Jessica over at the Vancouver Police Museum wrote a wonderful blog post about the top ten reasons why the VPM rocks. I thought this was a great idea and a great post, so I decided to respond with my own list of reasons why I think MOA is memorable (in no particular order).
Top Ten Reasons Why MOA is Memorable!
10. MOA displays over 60% of its collections
When the Multiversity Galleries were built in 2009-10, MOA staff had the intention of displaying as much of the collection as possible! The 4,500 square foot space houses more than 10,000 objects within its cases and pullout drawers. The Ramp and Great Hall display some of MOA’s largest and oldest Northwest Coast objects, totem poles and carvings (and in such a lovely setting, too!) Outside the Museum one can find totem poles, the Haida Houses, Susan Point carvings and more!
9. MOA is a place of learning, research and teaching
As part of the University of British Columbia, MOA is at the frontier of anthropological and archaeological research and teaching. Some of MOA’s curators and even MOA’s director, Anthony Shelton, teach in the Anthropology department at UBC. I took ANTH 431, Museum Practice and Curatorship, last year with curator Jennifer Kramer (who is teaching again this year with curator Sue Rowley). Classes are held in the Museum’s ethnology, archaeology, and conservation labs , and in the library and archives. There are also a number of programs offered for grade school students.
8. MOA is at the forefront of collaborative research
MOA recognizes the diversity of Canada’s First Nations and, as the Museum is situated on ancestral Musqueam land, enjoys working with local communities to discuss, display, and interact with their histories. For 31 years MOA has hosted the Native Youth Program and works closely with the UBC First Nations House of Learning.
7. MOA makes it’s collections accessible to anyone!
This past September the MOACAT was launched on our website, making our collections accessible to people around the world.

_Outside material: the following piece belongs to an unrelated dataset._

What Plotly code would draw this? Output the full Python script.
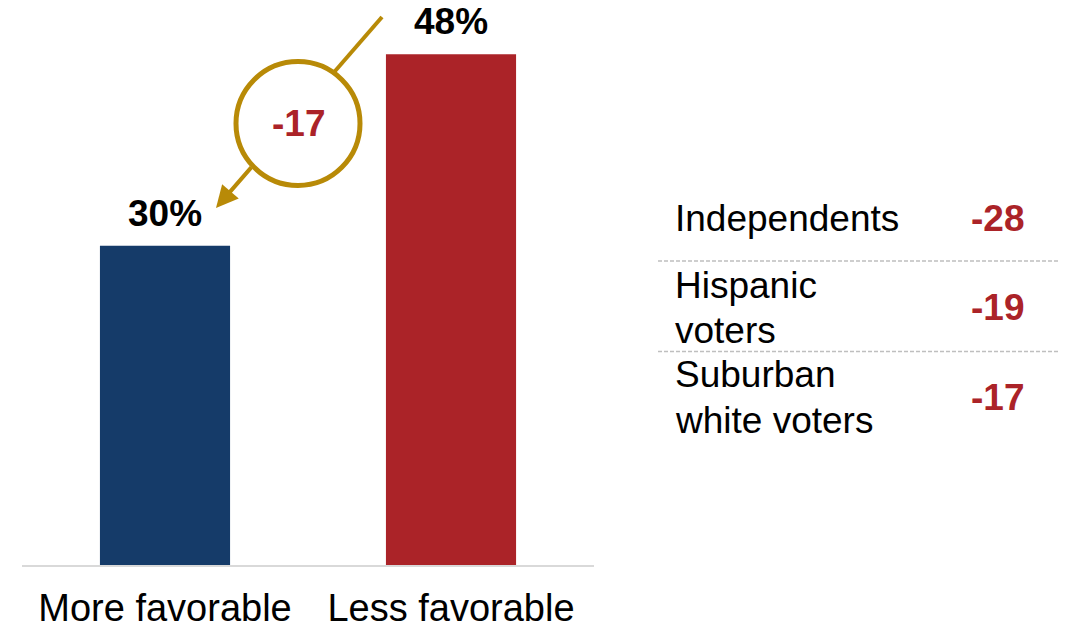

MOACAT terminals are also placed throughout the MVG (Multiversity Galleries) and Koerner Ceramics Gallery so that visitors can look up extensive information on objects, places and people. Fancy that!
6. MOA is free to UBC staff, faculty and students
MOA likes to embrace the fact that it’s a part of the University, and so we welcome ALL student, staff and faculty to come through the Museum for free!
5. MOA hosts some of the most MEMORABLE events!
This past year MOA reopened after extensive renovations and hosted the extremely successful Border Zones exhibit, WAM! 2010, Man Ray (this weekend) and will be presenting Signed Without Signature: Works by Charles and Isabella Edenshaw in November. Museum staff LOVE to host numerous performances, lecture series, live demonstrations and exhibits to keep things interesting. Some of the performers we had this past year include Cris Derksen, the Git Hayetsk Dancers, Ache Brasil, Tibetan Monks and more! Hey, you can even have your wedding here, too.
4. MOA Curators love to engage with visitors!
Since early October, MOA Curators have been giving free guided tours to visitors every Tuesday from 1-2pm. I’ve spoken with some of the curators about their experiences and have received excellent feedback. It really makes them feel great for the rest of the day when visitors show a keen interest in what they are doing! There are also free tours given twice a day by MOA Volunteers.
3. MOA employs UBC students and has a plethora of volunteers
MOA employs students as work studies, interns and tour guides. I am finishing my undergraduate degree at UBC and am working as a work study, myself! The Museum also has a HUGE number of volunteers who run tours, student programs and events. MOA has more than 80 volunteers , and many of them have been volunteering with MOA for a LONG time!
2. MOA likes hearing from you!!
We read your comments, respond to questions and ALWAYS want to hear from you! Have a question for a curator? Post it on facebook, the blog, or our twitter and I will make sure you’re question is answered! In fact, I strongly encourage questions (we are a teaching institution, after all).
1. MOA has global relationships
Our curators and staff are from all over the world and travel to distant locations (Curator Carol Mayer works sometimes works in Vanuatu!) to build and maintain strong personal relationships that are beneficial for
everyone! When the Museum received a donation from the Williams family it began a relationship that blossomed into a two documentaries about a reconciliation ceremony between the community in Erromango and the William’s family, and a relationship between the Museum, the Williams’ and the people in Erromango!